6. Limitations, Variability, and Future Directions

Scope and consistency remain active challenges:

• Corpora are currently English-only; cross-lingual generalization is untested (Yang et al., 24 Sep 2025).
• Inter-annotator agreement for word-level error marking is modest ($\alpha \approx 0.2$–$0.3$), suggesting variable subjective interpretation (Gutierrez et al., 2021).
• DS-WED tokenization may underspecify microprosody; operation weights are tuned heuristically (Yang et al., 24 Sep 2025).

Future refinements recommended:

• Extend benchmarks to additional languages and spontaneous speech data.
• Augment perceptual annotations with stress, boundary tones, rhythm, and multi-dimensional prosodic metadata.
• Integrate acoustic and semantic metrics for comprehensive evaluation.
• Release full error-density maps, standardized annotation protocols, and open-source benchmark platforms.

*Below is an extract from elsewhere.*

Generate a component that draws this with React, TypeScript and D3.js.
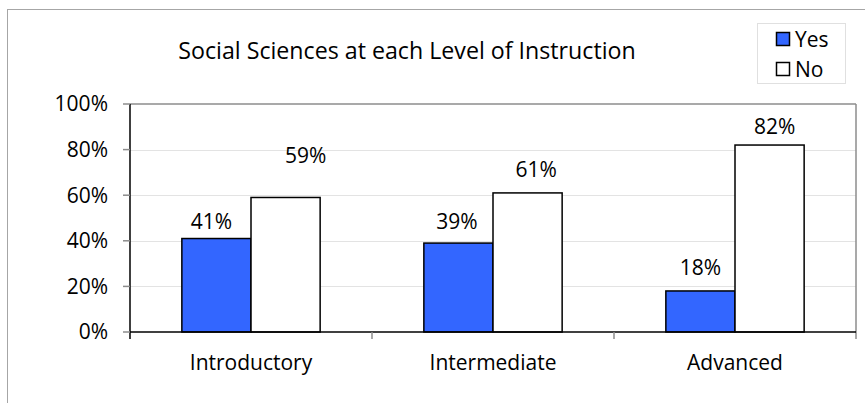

7. Significance and Benchmarking Impact

ProsodyEval establishes the reference protocol for evaluating prosodic prominence both in prediction and synthesis:

• Validated datasets with robust multi-speaker, multi-text coverage facilitate model training and cross-system comparison (Talman et al., 2019, Stephenson et al., 2022).
• Human benchmarking (PMOS and RPT) enables system-level and token-level calibration against perception (Yang et al., 24 Sep 2025, Gutierrez et al., 2021).
• DS-WED metric is the first to consistently surpass acoustic baselines for correlation with perceptual diversity (Yang et al., 24 Sep 2025).
• The combined framework supports rigorous quantification of prominence and prosody diversity, standardizing evaluation for both research and applied TTS/NLP deployments.